Few drivers divide opinion quite like Denny Hamlin, who secured his passage into the next phase of the NASCAR Cup playoffs with victory last weekend at Bristol. In an exclusive interview, the three-time Daytona 500 winner explains why he's accepted his unpopularity with fans and how he's using it to fuel his bid for an elusive first Cup crown

Denny Hamlin is the NASCAR Cup driver fans most love to hate.
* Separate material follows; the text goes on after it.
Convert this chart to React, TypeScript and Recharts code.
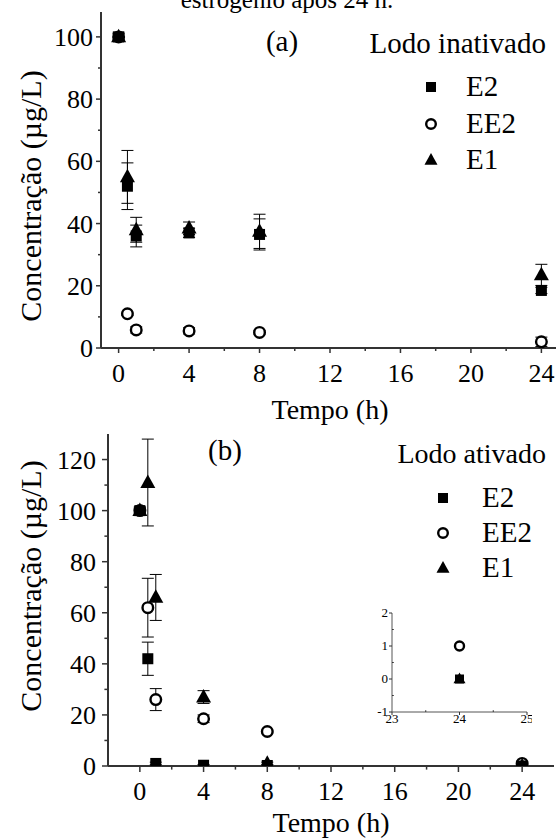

But, in many ways, he also epitomises the type of driver they most covet – one that worked his way up by talent and wasn’t handed the keys to a high-profile ride because he came with a lot of money.

It’s a complex contradiction that has enveloped Hamlin in the twilight of his driving career, but one he has come to embrace and admittedly doesn’t fully understand.

Race fans cringe when young drivers gain access to top rides especially when it’s because they come with big money sponsorship or a big check from their parents. They may or may not also have the talent to match the money, but in NASCAR circles, “earning’ rides through success up the lower-level series is seen as a sort of rite of passage.

Hamlin’s NASCAR journey is all of that – and more.

He raced Late Models in Virginia, growing up in cars funded by his family, who nearly went broke until he was discovered by the late president of Joe Gibbs Racing, J.D. Gibbs, and given the opportunity to run five Truck races and one Xfinity race with their backing in 2004.

“I didn’t have anything handed to me. I had to work really, really hard for it,” Hamlin tells Autosport. “I worked a blue-collar job just like most everyone else has. I don’t know how many people in the field of NASCAR drivers right now actually had to work fast food or had to work as a welder or a fabricator in their dad’s shop.”

A full-time move to Cup funded by Fortune 500 company FedEx came in 2006 and 51 wins and nearly 17 years later, Hamlin – now age 42 – remains just as competitive as ever.